__What to produce__. Locate each line containing the string "chart" and copy it out.
## Start
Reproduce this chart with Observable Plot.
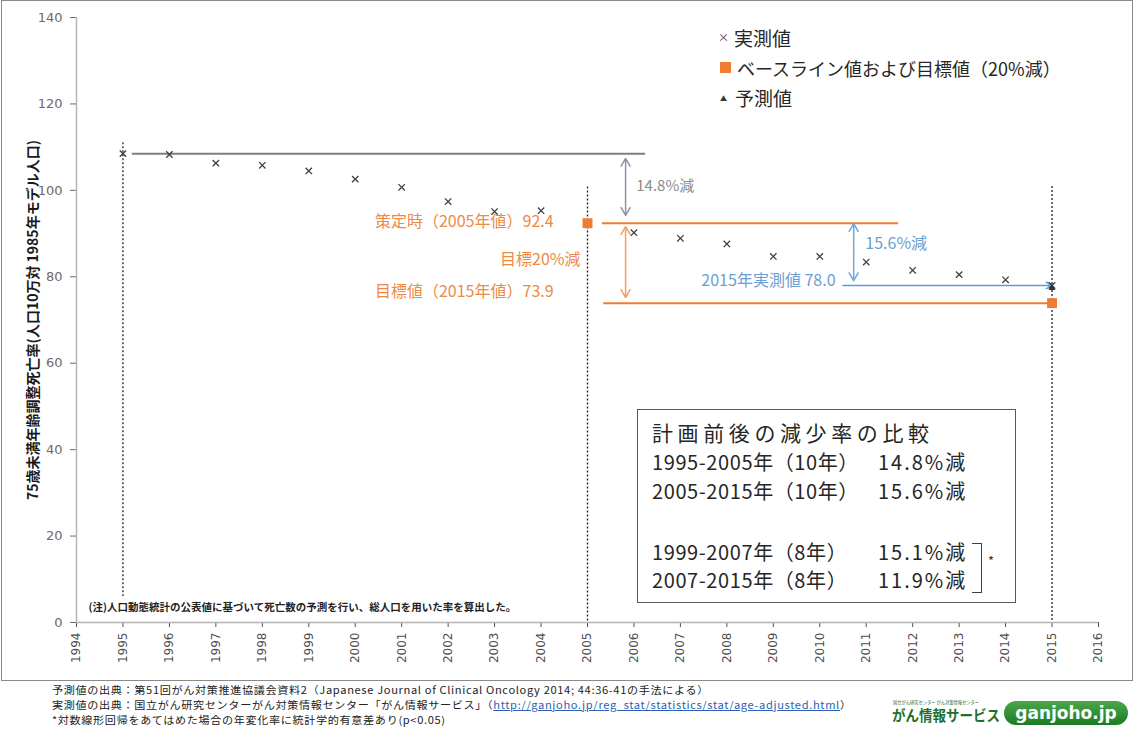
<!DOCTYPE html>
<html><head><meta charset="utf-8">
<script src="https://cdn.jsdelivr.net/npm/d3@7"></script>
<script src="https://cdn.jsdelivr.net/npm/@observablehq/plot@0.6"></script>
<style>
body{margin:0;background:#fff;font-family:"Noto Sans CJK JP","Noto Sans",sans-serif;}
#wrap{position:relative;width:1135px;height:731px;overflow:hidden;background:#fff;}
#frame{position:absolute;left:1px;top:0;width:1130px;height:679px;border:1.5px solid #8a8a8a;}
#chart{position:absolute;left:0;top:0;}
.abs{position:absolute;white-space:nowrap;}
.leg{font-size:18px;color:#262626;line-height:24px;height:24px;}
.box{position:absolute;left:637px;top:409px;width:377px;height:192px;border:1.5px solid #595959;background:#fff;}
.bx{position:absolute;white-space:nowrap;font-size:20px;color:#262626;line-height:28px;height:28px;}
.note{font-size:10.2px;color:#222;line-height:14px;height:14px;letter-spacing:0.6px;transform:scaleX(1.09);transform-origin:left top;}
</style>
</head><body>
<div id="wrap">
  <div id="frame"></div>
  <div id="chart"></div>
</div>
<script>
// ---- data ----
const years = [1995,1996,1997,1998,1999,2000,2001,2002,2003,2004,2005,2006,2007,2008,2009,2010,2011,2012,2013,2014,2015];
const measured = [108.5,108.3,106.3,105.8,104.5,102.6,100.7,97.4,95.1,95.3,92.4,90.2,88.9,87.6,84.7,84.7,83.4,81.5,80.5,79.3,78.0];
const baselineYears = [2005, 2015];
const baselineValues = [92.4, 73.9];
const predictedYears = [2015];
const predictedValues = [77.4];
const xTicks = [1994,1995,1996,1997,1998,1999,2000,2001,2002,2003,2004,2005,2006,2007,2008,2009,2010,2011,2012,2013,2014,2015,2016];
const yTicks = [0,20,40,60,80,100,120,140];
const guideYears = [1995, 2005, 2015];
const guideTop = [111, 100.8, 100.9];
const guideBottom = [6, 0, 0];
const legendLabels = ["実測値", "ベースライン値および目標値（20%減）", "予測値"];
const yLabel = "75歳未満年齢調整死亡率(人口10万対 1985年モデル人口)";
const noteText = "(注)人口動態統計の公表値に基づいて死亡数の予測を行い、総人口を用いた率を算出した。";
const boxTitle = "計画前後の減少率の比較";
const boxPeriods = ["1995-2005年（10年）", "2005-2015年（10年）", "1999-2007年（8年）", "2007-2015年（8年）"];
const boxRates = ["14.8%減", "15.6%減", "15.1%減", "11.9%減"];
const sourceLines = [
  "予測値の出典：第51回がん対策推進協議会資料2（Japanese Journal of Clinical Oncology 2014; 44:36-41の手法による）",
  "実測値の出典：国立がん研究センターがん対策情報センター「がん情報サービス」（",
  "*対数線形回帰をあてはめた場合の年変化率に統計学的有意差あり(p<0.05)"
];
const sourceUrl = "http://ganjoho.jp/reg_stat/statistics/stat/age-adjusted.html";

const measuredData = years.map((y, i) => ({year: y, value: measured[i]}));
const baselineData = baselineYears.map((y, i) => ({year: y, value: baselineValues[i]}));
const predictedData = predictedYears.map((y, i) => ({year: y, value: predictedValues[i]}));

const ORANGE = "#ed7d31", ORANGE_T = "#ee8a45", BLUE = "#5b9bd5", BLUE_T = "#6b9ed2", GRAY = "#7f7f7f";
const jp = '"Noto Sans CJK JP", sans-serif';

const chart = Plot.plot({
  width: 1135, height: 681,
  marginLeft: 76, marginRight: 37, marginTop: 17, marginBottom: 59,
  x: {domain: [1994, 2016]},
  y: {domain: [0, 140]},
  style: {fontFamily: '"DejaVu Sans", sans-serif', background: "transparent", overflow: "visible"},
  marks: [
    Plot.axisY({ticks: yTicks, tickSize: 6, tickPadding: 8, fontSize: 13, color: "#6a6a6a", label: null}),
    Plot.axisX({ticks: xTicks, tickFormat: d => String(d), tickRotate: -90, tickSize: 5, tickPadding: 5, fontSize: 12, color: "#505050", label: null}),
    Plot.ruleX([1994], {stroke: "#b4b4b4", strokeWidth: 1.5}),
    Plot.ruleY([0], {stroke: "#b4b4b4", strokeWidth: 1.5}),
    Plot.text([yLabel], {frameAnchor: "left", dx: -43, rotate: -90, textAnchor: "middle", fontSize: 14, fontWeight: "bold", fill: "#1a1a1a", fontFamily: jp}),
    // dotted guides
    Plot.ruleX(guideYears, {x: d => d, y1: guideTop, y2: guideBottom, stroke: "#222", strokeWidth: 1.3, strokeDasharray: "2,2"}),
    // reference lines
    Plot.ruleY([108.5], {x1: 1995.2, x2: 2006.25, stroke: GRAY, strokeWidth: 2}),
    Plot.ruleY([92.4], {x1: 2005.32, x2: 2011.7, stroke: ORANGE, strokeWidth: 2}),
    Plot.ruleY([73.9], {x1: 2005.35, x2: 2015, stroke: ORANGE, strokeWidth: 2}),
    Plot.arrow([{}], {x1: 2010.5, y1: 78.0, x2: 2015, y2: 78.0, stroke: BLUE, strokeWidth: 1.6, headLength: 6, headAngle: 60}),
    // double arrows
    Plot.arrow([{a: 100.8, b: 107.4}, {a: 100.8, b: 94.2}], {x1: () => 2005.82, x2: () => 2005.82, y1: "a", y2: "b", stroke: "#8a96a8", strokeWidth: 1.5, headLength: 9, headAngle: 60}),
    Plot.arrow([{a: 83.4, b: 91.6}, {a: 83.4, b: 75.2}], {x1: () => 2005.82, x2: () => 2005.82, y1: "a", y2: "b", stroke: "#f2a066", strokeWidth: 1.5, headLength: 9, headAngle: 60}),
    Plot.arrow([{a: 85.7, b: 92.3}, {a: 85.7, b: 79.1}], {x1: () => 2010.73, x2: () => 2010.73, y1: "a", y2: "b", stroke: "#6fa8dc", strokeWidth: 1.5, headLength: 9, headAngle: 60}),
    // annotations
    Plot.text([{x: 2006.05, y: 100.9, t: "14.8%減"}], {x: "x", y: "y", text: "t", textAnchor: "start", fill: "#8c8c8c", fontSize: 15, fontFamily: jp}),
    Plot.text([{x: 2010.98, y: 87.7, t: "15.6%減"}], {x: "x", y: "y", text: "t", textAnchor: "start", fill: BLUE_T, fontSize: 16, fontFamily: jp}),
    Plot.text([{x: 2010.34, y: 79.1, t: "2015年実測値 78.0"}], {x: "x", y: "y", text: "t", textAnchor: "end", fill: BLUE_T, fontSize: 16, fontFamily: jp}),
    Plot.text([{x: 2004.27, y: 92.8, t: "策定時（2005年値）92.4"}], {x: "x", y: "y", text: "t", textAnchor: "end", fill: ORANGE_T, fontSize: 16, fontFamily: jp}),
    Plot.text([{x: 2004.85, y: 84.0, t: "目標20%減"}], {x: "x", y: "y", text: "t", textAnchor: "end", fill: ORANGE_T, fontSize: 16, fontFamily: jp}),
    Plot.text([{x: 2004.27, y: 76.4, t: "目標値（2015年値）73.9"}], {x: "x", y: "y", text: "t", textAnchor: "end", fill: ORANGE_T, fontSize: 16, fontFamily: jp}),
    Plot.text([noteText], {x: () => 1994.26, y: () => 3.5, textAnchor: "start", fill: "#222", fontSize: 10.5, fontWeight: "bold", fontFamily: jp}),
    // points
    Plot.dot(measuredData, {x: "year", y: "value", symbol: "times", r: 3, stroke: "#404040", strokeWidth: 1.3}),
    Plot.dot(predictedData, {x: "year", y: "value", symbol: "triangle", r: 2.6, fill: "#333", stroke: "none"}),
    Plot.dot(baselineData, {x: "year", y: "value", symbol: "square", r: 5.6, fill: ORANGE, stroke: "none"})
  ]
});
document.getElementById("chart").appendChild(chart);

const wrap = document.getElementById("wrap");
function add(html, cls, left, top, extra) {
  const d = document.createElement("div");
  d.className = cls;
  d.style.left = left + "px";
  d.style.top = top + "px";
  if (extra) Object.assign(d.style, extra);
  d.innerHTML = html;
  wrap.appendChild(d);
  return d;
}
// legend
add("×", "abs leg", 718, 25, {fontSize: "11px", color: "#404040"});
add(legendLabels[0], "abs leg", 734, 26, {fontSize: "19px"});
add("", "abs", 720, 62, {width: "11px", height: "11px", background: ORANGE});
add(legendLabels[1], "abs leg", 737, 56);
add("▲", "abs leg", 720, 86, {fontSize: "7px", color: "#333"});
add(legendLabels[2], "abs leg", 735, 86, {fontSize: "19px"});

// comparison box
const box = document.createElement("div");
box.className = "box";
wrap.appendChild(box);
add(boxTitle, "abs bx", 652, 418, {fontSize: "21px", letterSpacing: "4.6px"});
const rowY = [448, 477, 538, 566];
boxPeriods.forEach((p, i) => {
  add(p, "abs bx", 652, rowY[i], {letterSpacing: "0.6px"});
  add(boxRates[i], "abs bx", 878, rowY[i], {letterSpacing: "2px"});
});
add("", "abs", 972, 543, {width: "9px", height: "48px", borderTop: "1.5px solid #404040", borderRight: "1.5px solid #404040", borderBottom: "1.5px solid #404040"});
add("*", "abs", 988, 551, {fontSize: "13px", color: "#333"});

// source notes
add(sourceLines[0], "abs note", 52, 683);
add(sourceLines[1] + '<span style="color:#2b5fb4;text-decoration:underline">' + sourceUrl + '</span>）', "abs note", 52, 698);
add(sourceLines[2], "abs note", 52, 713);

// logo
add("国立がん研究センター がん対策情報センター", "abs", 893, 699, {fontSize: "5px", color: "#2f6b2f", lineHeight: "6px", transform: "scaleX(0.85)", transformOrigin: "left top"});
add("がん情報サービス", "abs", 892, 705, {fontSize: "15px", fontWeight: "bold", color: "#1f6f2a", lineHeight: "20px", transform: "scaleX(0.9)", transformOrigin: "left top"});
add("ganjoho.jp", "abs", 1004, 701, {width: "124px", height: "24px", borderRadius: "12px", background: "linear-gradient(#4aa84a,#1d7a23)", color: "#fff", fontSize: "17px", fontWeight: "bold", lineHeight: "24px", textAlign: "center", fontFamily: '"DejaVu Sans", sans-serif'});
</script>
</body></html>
## End
__Expected answer__.
Reproduce this chart with Observable Plot.
#chart{position:absolute;left:0;top:0;}
  <div id="chart"></div>
const chart = Plot.plot({
document.getElementById("chart").appendChild(chart);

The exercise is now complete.